From amy B, Reviewer at NetGalley, Four stars out of Five
Overall, this felt like a refreshing take on the legend of Medousa, and examining through fiction how some of the myths about her may have come about. There is experience of madness through essentially the solitary confinement of not being able to interact with other beings. She also learns over time to control both her anger and urge to lash out – both as a human and later as a Gorgon, when she learns to leash her fatal power.
Large amounts of pain and suffering form Medousa’s tale, with times of joy and repose. Sensual without being graphic, there are lovely bits depicting the love, romance and sexual relationship between Medousa and Cynisca as young mortal women. Love, longing, and the sadness of missing an absent lover are major threads woven throughout.
Slavery, and the desire for being able to decide her life for herself are major issues for Medousa early in the novel. Once her freedom is won, she is still constrained through societal expectations, including those who knew her while she was still a slave, and her own ingrained attitudes from living as a slave.
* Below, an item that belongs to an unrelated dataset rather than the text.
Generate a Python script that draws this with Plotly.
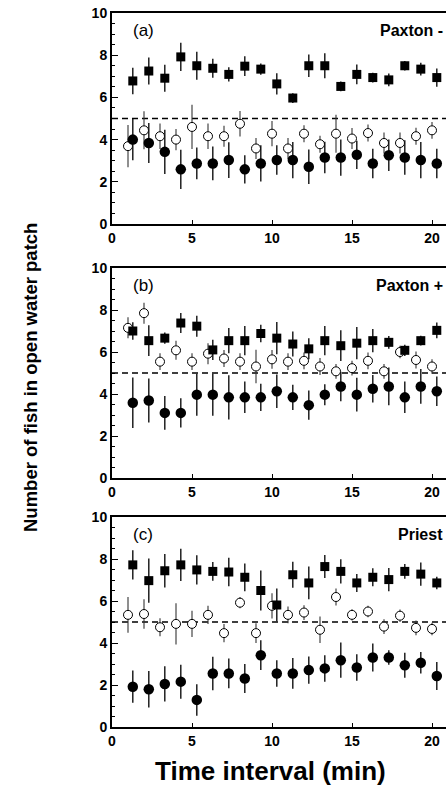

The casual sexual assault and harassment was something I could read through, but the author’s portrayal of Athena’s response to the rape of Medousa in her temple I found really difficult to deal with, due to how I have experienced and heard others recount people reacting to sexual assault and rape in real life. While it reflects Ovid’s telling, (which I had forgotten about in the intervening years), the sheer victim blaming of her words is brutal.
While horrific and hard to deal with, it does remind the reader that the Greek Pantheon of Goddesses and Gods were not only the positive aspects commonly associated and interpetted in beginner neo-Pagan and New Age books, but also the sheer brutality contained within mythology and poetry that tends to get edited out in reinterpretations or versions parsed for high school audiences. (Granted, there is a whole other discussion about male authorship and misogyny in classical Greek texts).
For anyone dealing with issues around experienced sexual harassment, assault, or rape, the victim blaming of other characters (and at times, from Medousa towards herself) may be difficult to read, especially pronouncements from characters on her guilt of simply existing provoking or being responsible for the attack.